Ivaylo Ivanov, associate professor of chemistry at Georgia State University, will be among the first scientists to perform research using Summit, the world’s most powerful scientific supercomputer, at the Oak Ridge National Laboratory in Tennessee.

Summit is eight times more powerful than ORNL’s previous top-ranked system, Titan, enabling scientific inquiries that were previously impractical or impossible.

Ivanov was among the first to test the machine in spring 2018. Summit goes into full production in January 2019, which is also when Ivanov’s yearlong project will begin.

Ivanov will be studying human transcription, the process by which genetic information in a strand of DNA is copied into RNA. RNA serves as the delivery system for the instructions encoded in the DNA. These instructions are used to arrange and connect the amino acids that make up proteins, which are responsible for most of the body’s major functions.

In the process of transcription, a molecular machine travels along the DNA, opening up the bases to unravel the double helix into two single strands and transcribing the information only from one of those strands — the template strand — before closing up the two strands again.

This machine is known as human RNA Polymerase II, and Ivanov is studying how it functions using large-scale molecular simulations. Improving understanding of the transcription process could allow scientists to learn more about the origins of diseases, including cancer, diseases of aging or neurological conditions.

“In recent years, it has become possible to collect structural snapshots of the transcription initiation machinery through cryo-electron microscopy,” says Ivanov. “The question is how to connect those and produce a comprehensive view of the function of this complex molecular machinery.
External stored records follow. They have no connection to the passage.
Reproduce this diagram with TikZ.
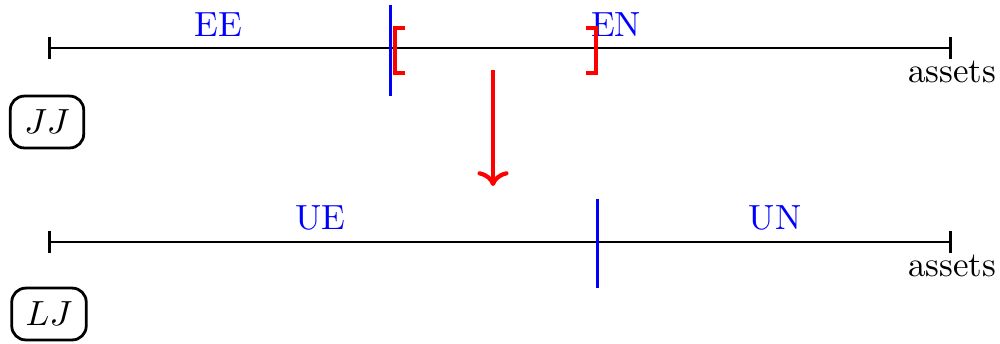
\documentclass[tikz,border=0pt]{standalone}
\usetikzlibrary{arrows.meta}
\begin{document}
\begin{tikzpicture}[x=0.01005cm,y=-0.01005cm,
  axis/.style={thick,|-|},
  cut/.style={blue,line width=0.85pt},
  lab/.style={blue},
  bracketstyle/.style={red,very thick},
  statebox/.style={draw,thick,rounded corners=4pt,minimum height=0.5cm,inner sep=4pt}]
\useasboundingbox (0,0) rectangle (1000,343);
% top axis
\coordinate (t0) at (48,48);
\coordinate (t1) at (952,48);
\draw[axis] (t0) -- (t1) node[below] (ta) {assets};
\coordinate (bt) at (390.6,5);
\coordinate (bb) at (390.6,96);
\draw[cut] (bt) -- (bb);
\node[lab] (ee) at (218,25) {EE};
\node[lab] (en) at (616,25) {EN};
% brackets
\draw[bracketstyle] (405,28) -- (395,28) -- (395,73) -- (405,73);
\draw[bracketstyle] (586,28) -- (596,28) -- (596,73) -- (586,73);
% arrow
\coordinate (a0) at (493,70);
\coordinate (a1) at (493,186);
\draw[red,very thick,->] (a0) -- (a1);
% bottom axis
\coordinate (b0) at (48,242);
\coordinate (b1) at (952,242);
\draw[axis] (b0) -- (b1) node[below] (ba) {assets};
\coordinate (ct) at (597,199);
\coordinate (cb) at (597,288);
\draw[cut] (ct) -- (cb);
\node[lab] (ue) at (320,218) {UE};
\node[lab] (un) at (775,218) {UN};
% boxes
\node[statebox] (jj) at (47,122) {$JJ$};
\node[statebox] (lj) at (49,314) {$LJ$};
\end{tikzpicture}
\end{document}
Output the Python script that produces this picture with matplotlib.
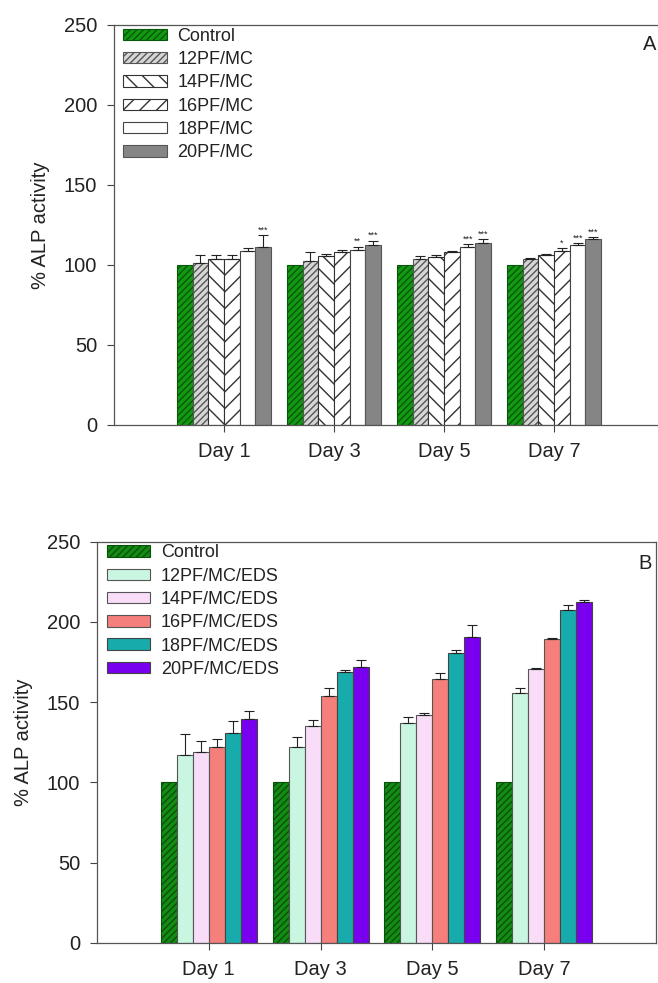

That’s where computation can play an important role.”

In the simulations, Ivanov will use the supercomputer to continuously track millions of atoms at every stage of the molecular process.

“What we’re putting into the computer is what we’ve learned from cryo-electron microscopy about the various functional states of RNA Polymerase II,” he says. “We’re trying to link those states and uncover how the transcription machinery transforms as it carries out its biological function.”